Дари-Цо тревожными глазами оглядывала степь.
— У нас было две коровы… Где же моя большая Эрен?.. Неужели отдали ламе за лечение и… за то, что отпевал мою душу?.. Неужели?.. Ой!.. — Дари-Цо соскочила с лошади и кинулась к родному жилью. Вышедшая на шум мать в ужасе отступила назад, едва удерживаясь на ногах, завалилась обратно в юрту.
— Эжи! — со слезами в голосе вскрикнула Дари-Цо. Закрыв лицо, стоит у порога родной юрты и боится войти.
— Там кого бурхан дает? — послышался из юрты мужской голос.
Волчонок слышит заикающийся женский голос:
— Т-там… т-там мангус [104] в образе дочери.
Волчонок рассердился, резко потянул упирающуюся Дари-Цо, ввел ее в юрту. И в растерянности остановился. Юрта — дырявая. В ней плавает густой дым. Старики — на коленях… Черный очаг… Пустые утлы…
— Аба!.. Эжи!.. Это ведь я!.. Меня вылечил белый эмчи, — стонала Дари-Цо.
Старики перед божницей в жутком страхе несвязно бормочут молитвы.
Дари-Цо разрыдалась.
104
Мангус — чудовище, злой дух.
Очнулся Волчонок, подскочил к старику, схватил его за кушак, как ребенка поднял, поставил на трясущиеся ноги.
— Мужик!.. Хуже бабы!.. На, пощупай — живая плоть!.. А ты!..
Старик дрожащей рукой притронулся к плечу Дари-Цо.
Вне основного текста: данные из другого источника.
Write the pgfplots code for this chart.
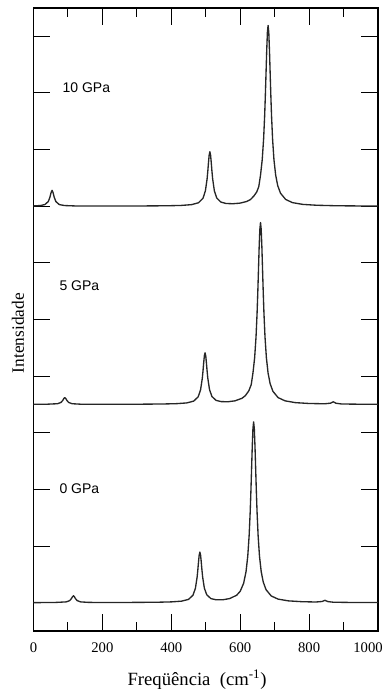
\documentclass[border=0pt]{standalone}
\usepackage{fontspec}
\setmainfont{Liberation Serif}
\newfontfamily\labelsans{Liberation Sans}
\usepackage{pgfplots}
\pgfplotsset{compat=1.18}

% Raman spectra at three pressures, each offset vertically
% (columns: wavenumber in cm^-1, intensity in arbitrary units)

\begin{document}
\begin{tikzpicture}
\begin{axis}[
  scale only axis,
  width=258.4pt, height=467.25pt,
  xmin=0, xmax=1000, ymin=0, ymax=11,
  xtick={0,200,...,1000},
  xticklabels={0,200,400,600,800,\hspace{-15pt}1000},
  minor x tick num=1,
  ytick={0.5,1.5,...,10.5},
  yticklabels={},
  tick align=inside,
  major tick length=12.5pt,
  minor tick length=7pt,
  axis line style={line width=0.9pt},
  every tick/.style={black, line width=0.8pt},
  xticklabel style={font=\fontsize{11}{12}\selectfont, yshift=-5pt},
  xlabel={Freqüência\ \ (cm\textsuperscript{-1})},
  xlabel style={font=\fontsize{14}{16}\selectfont, at={(axis description cs:0.475,0)}, anchor=base, yshift=-40.5pt},
  ylabel={Intensidade},
  ylabel style={font=\fontsize{13}{15}\selectfont, at={(axis description cs:-0.045,0.478)}, anchor=center},
]
\coordinate (bl) at (rel axis cs:0,0);
\coordinate (tr) at (rel axis cs:1,1);

% 0 GPa
\addplot[black!85, line width=1pt, line join=round] table {
0 0.501
60 0.503
95 0.514
105 0.536
110 0.571
113 0.603
116 0.622
119 0.603
122 0.571
127 0.536
137 0.514
160 0.505
220 0.503
300 0.505
360 0.508
400 0.514
430 0.527
450 0.558
463 0.632
470 0.753
475 0.952
477 1.075
479 1.217
481 1.341
483 1.393
485 1.342
487 1.218
489 1.077
491 0.955
496 0.757
503 0.639
515 0.572
530 0.551
550 0.552
570 0.573
590 0.633
600 0.701
610 0.843
617 1.049
622 1.323
626 1.689
629 2.098
631 2.448
633 2.849
635 3.253
637 3.570
639 3.693
641 3.570
643 3.252
645 2.848
647 2.447
649 2.097
652 1.689
656 1.322
661 1.048
667 0.863
675 0.730
690 0.619
710 0.563
740 0.532
780 0.517
820 0.512
838 0.521
842 0.532
846 0.542
850 0.531
854 0.520
870 0.508
920 0.504
1000 0.502
};

% 5 GPa
\addplot[black!85, line width=1pt, line join=round] table {
0 4.002
35 4.003
70 4.013
80 4.036
85 4.071
88 4.103
91 4.121
94 4.103
97 4.071
102 4.036
112 4.013
135 4.005
200 4.003
300 4.004
375 4.008
415 4.014
445 4.027
465 4.059
478 4.134
485 4.258
490 4.461
492 4.587
494 4.732
496 4.859
498 4.912
500 4.860
502 4.733
504 4.589
506 4.464
511 4.262
518 4.140
530 4.072
545 4.050
565 4.048
585 4.064
605 4.108
615 4.155
625 4.240
632 4.349
637 4.553
642 4.828
646 5.196
649 5.608
651 5.960
653 6.363
655 6.770
657 7.089
659 7.213
661 7.089
663 6.770
665 6.363
667 5.959
669 5.607
672 5.195
676 4.827
681 4.552
687 4.365
695 4.232
710 4.121
730 4.064
760 4.032
800 4.017
845 4.012
862 4.022
866 4.035
870 4.047
874 4.035
878 4.021
895 4.008
950 4.004
1000 4.003
};

% 10 GPa
\addplot[black!85, line width=1pt, line join=round] table {
0 7.505
20 7.512
33 7.529
43 7.582
48 7.663
51 7.738
54 7.781
57 7.738
60 7.663
65 7.582
75 7.529
90 7.512
120 7.505
200 7.503
300 7.504
389 7.508
429 7.514
459 7.528
479 7.561
492 7.640
499 7.771
504 7.985
506 8.118
508 8.271
510 8.405
512 8.461
514 8.406
516 8.272
518 8.120
520 7.987
525 7.774
532 7.645
544 7.573
559 7.548
579 7.544
599 7.554
619 7.584
630 7.618
640 7.683
648 7.751
654 7.847
659 8.049
664 8.323
668 8.689
671 9.098
673 9.448
675 9.848
677 10.253
679 10.570
681 10.692
683 10.569
685 10.252
687 9.847
689 9.447
691 9.097
694 8.688
698 8.322
703 8.048
709 7.862
717 7.730
732 7.619
752 7.563
782 7.532
822 7.517
880 7.508
940 7.505
1000 7.503
};

\node[anchor=west, font=\labelsans\fontsize{10.5}{12}\selectfont] at (axis cs:71,9.59) {10 GPa};
\node[anchor=west, font=\labelsans\fontsize{10.5}{12}\selectfont] at (axis cs:62,6.10) {5 GPa};
\node[anchor=west, font=\labelsans\fontsize{10.5}{12}\selectfont] at (axis cs:62,2.52) {0 GPa};
\end{axis}
\pgfresetboundingbox
\path ([shift={(-25.1pt,-45pt)}]bl) rectangle ([shift={(3.75pt,6pt)}]tr);
\end{tikzpicture}
\end{document}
— Уй, верно! — Заплакал от радости, обнял свою воскресшую любимицу. — Прости, доченька. Ты ж… у нас… одна… была… единственная… уговаривал ламу… а он… «хорони девку»… О-ма-ни-пад-ме-хум!.. — сквозь всхлипывания ронял слова на расстоянии верблюжьего шага друг от друга, а сам гладил, щупал, нюхал и целовал свою вернувшуюся из «загробного мира» дочку.
Дари-Цо теперь улыбалась.
Старуха все еще лежала на захламленном земляном полу. Сквозь рванье ветхого халата виднелись дырявые штаны и грязное тело. Вот она села, долго, со страхом и недоумением смотрела на обнимавшихся. Потом вскочила, оттолкнула своего дрожавшего старичонку и без памяти припала к дочери.
Волчонок осторожно попятился к выходу, в последний раз окидывая взглядом убогую черноту жилья.
…Скорее к своим!
…На границе, возле купеческого города Троицкосавского, остановил Волчонок Бургута. Спешился и поклонился земле Монгольской. Многое открыла ему эта древняя земля.